What is needed: Copy out each line that mentions the word "this".

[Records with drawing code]
>>>
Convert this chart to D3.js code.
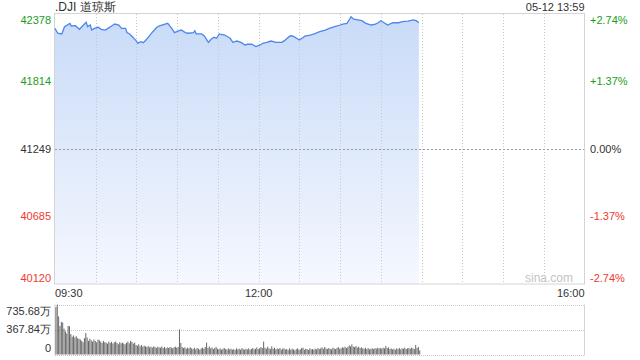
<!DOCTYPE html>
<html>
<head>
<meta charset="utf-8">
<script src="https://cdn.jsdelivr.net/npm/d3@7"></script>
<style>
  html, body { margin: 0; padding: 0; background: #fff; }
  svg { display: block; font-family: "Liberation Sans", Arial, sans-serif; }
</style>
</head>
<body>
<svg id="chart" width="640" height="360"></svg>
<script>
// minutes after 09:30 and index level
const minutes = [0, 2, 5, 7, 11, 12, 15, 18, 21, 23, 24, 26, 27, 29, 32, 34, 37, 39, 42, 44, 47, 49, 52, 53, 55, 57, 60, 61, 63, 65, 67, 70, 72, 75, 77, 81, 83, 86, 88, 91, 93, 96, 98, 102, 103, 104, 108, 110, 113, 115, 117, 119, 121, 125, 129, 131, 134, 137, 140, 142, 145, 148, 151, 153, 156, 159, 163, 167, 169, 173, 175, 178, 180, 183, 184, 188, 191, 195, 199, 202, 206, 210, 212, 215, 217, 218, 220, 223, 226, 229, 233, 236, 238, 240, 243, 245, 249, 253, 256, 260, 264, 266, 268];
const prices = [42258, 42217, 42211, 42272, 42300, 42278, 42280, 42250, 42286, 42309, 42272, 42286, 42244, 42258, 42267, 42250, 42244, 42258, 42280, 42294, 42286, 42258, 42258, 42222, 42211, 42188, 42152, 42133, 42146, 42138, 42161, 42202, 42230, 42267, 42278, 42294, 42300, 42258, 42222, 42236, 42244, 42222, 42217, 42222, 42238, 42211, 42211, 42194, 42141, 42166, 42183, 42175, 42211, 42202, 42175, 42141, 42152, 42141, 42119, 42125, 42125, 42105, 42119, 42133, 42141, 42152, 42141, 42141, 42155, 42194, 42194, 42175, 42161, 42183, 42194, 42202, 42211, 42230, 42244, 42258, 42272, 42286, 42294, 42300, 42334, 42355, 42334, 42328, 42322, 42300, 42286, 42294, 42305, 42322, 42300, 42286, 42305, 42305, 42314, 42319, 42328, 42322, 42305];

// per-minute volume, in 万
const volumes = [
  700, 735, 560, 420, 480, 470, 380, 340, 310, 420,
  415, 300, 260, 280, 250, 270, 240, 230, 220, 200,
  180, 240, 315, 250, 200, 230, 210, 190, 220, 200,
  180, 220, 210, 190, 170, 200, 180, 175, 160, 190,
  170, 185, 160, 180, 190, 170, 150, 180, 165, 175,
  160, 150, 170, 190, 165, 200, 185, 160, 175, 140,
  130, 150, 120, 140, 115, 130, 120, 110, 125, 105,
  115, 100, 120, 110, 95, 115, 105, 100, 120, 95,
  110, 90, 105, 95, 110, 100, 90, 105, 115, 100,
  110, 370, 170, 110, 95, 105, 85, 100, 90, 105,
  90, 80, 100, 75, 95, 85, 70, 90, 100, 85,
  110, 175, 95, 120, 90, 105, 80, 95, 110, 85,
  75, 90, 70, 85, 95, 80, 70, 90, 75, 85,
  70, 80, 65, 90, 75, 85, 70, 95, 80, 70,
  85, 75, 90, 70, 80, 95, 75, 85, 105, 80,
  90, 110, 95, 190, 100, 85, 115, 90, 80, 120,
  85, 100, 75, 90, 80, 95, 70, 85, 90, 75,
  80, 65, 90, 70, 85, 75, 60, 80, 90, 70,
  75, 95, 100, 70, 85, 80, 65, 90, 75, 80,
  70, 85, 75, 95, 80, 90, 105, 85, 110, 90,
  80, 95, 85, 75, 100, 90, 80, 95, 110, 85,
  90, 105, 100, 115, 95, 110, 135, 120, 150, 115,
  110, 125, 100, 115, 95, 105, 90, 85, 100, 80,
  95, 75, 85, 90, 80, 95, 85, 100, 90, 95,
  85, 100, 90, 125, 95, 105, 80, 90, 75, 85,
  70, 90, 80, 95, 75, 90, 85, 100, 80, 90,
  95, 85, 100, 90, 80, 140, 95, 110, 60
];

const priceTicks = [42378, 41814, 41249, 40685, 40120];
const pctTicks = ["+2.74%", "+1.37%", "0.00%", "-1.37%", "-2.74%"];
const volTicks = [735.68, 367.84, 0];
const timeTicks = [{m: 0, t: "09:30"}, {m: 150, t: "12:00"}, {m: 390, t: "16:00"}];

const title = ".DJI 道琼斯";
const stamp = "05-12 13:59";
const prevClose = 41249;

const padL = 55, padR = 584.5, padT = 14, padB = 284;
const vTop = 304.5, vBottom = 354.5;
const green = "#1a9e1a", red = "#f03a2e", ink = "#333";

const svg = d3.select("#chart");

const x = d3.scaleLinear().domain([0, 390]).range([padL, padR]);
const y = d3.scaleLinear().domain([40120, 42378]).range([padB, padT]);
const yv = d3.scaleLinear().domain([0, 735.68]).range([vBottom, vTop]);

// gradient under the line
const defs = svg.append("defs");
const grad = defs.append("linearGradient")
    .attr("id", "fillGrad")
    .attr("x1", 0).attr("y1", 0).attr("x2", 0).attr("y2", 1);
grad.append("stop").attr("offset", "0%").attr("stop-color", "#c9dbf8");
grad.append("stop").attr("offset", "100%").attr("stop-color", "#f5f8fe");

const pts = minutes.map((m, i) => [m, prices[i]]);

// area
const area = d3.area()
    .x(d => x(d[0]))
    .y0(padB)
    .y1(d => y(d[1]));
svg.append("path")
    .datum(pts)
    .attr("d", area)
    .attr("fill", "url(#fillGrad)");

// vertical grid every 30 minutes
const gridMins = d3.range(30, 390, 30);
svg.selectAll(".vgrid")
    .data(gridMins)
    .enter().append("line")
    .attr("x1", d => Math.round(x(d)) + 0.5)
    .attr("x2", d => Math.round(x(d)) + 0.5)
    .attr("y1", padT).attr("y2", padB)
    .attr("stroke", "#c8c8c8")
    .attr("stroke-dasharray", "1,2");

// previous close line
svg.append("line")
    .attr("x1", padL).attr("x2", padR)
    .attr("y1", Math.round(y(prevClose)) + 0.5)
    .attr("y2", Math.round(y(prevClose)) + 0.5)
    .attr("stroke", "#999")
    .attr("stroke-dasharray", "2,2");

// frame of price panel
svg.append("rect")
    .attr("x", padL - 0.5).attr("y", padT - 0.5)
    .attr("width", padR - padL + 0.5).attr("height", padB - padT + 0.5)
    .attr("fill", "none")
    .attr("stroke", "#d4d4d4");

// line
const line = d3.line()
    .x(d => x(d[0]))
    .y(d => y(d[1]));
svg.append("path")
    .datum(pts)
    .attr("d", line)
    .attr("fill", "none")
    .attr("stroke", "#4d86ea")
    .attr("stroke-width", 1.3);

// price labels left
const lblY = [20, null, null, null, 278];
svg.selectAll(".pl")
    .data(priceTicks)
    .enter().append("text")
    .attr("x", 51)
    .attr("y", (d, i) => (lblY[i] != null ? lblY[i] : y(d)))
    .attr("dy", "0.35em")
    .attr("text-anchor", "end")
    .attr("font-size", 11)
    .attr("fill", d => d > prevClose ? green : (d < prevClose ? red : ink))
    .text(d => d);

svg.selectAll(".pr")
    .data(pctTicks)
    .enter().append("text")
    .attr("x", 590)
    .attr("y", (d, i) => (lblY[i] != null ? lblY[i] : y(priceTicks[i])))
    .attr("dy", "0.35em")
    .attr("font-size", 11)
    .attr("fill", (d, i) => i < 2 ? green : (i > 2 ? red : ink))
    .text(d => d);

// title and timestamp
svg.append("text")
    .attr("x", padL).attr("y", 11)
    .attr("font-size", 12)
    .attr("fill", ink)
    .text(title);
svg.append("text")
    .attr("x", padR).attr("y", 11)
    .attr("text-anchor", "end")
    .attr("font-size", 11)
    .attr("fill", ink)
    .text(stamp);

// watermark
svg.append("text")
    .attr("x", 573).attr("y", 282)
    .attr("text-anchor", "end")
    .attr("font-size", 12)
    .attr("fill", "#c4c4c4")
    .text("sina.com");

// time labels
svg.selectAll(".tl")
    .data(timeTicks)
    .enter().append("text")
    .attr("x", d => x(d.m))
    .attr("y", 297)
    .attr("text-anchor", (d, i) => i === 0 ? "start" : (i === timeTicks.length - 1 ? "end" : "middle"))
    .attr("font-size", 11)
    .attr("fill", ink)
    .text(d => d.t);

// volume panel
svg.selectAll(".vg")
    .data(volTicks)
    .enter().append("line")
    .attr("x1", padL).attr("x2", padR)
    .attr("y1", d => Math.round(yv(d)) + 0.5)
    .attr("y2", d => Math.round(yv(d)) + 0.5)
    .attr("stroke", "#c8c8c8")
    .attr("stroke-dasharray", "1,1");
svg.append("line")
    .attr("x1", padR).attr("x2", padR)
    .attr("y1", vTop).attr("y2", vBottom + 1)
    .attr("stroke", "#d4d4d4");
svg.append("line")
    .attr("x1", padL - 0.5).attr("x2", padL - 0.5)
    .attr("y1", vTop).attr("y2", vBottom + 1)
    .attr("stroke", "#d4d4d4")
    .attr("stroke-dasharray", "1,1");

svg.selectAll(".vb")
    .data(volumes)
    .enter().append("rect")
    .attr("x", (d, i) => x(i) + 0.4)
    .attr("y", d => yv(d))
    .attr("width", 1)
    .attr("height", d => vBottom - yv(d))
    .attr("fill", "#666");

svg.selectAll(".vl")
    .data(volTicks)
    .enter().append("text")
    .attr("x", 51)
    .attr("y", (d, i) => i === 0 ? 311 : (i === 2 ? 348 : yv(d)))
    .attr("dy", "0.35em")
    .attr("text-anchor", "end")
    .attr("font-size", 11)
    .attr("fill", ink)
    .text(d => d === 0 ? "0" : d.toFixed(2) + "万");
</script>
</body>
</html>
<<<
>>>
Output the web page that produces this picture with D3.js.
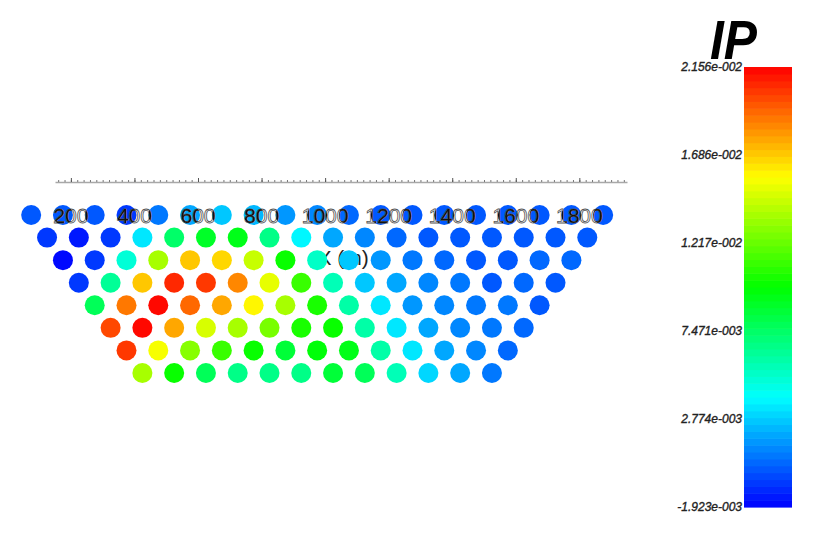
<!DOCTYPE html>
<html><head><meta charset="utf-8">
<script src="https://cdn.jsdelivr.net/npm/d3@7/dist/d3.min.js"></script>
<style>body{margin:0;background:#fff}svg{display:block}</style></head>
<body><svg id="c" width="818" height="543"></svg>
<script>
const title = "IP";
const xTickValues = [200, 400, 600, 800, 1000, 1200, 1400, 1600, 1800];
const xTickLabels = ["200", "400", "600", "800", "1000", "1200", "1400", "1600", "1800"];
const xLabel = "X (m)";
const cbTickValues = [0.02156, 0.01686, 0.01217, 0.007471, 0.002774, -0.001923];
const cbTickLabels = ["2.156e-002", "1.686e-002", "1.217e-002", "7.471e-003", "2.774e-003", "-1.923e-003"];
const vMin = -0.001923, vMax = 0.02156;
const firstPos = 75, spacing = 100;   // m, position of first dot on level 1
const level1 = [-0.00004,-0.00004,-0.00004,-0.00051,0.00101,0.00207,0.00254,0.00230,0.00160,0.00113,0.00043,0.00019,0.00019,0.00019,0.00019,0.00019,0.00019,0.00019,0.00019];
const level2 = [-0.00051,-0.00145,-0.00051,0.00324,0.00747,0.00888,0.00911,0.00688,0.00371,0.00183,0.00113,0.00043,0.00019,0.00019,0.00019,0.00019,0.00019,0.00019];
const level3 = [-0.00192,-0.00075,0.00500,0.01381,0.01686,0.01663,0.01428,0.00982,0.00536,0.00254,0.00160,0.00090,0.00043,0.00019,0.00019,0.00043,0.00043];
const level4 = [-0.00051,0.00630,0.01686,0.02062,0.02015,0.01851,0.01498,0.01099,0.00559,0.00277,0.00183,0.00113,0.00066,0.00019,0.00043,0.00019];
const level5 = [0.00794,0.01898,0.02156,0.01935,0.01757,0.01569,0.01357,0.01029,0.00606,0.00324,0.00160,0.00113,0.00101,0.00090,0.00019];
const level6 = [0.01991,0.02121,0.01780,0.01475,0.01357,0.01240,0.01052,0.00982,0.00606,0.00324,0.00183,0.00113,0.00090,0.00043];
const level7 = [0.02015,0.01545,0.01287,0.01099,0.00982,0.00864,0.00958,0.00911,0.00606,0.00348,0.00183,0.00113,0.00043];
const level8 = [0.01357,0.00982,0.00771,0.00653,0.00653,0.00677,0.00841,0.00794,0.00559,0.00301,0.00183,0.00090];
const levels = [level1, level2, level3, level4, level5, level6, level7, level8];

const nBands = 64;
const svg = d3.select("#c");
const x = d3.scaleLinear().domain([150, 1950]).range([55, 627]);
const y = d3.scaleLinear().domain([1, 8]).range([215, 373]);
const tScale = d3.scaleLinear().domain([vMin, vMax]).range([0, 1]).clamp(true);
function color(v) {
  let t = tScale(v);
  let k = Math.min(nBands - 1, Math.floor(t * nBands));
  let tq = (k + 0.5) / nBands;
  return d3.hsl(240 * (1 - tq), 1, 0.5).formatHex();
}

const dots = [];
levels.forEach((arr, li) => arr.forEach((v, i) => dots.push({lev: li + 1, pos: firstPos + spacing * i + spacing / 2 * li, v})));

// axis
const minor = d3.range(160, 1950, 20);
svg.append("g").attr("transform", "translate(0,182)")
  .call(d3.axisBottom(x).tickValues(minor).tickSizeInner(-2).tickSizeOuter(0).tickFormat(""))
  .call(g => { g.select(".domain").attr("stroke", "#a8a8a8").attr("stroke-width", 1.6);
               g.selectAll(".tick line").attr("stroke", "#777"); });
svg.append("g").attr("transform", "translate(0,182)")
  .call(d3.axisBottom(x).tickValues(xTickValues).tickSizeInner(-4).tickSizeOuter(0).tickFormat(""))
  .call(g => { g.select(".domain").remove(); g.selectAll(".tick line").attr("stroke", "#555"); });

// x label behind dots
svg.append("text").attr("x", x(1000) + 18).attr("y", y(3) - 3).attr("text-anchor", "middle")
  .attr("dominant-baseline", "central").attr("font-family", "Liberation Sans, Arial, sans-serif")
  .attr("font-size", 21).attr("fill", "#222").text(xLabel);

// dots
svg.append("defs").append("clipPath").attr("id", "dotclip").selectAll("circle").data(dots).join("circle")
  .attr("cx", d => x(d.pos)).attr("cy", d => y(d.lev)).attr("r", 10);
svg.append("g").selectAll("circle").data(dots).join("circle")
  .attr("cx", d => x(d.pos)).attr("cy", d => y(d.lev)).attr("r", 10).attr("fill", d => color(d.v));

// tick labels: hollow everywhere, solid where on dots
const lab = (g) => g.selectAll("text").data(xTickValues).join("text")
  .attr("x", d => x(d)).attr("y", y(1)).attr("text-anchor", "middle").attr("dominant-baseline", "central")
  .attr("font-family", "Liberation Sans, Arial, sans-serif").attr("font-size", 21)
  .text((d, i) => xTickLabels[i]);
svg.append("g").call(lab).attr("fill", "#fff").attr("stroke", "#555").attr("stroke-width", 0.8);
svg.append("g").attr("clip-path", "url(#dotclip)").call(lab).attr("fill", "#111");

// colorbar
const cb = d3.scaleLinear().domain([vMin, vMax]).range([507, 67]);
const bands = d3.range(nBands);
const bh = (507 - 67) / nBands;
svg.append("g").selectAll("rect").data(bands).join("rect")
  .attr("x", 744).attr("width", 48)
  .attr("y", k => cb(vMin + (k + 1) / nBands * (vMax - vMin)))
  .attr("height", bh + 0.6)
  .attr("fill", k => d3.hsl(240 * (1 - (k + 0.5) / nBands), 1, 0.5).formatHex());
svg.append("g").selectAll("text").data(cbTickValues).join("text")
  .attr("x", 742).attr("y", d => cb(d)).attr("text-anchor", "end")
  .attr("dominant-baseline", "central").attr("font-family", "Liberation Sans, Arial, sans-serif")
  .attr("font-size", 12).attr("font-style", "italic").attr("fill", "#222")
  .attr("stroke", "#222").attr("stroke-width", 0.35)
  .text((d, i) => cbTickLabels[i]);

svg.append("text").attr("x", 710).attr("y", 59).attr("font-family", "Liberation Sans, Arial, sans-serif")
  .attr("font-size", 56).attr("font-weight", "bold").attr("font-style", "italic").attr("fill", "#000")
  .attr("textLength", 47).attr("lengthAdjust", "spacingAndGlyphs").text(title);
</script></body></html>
<<<
The completed task:
Convert this chart to D3.js code.
Output the web page that produces this picture with D3.js.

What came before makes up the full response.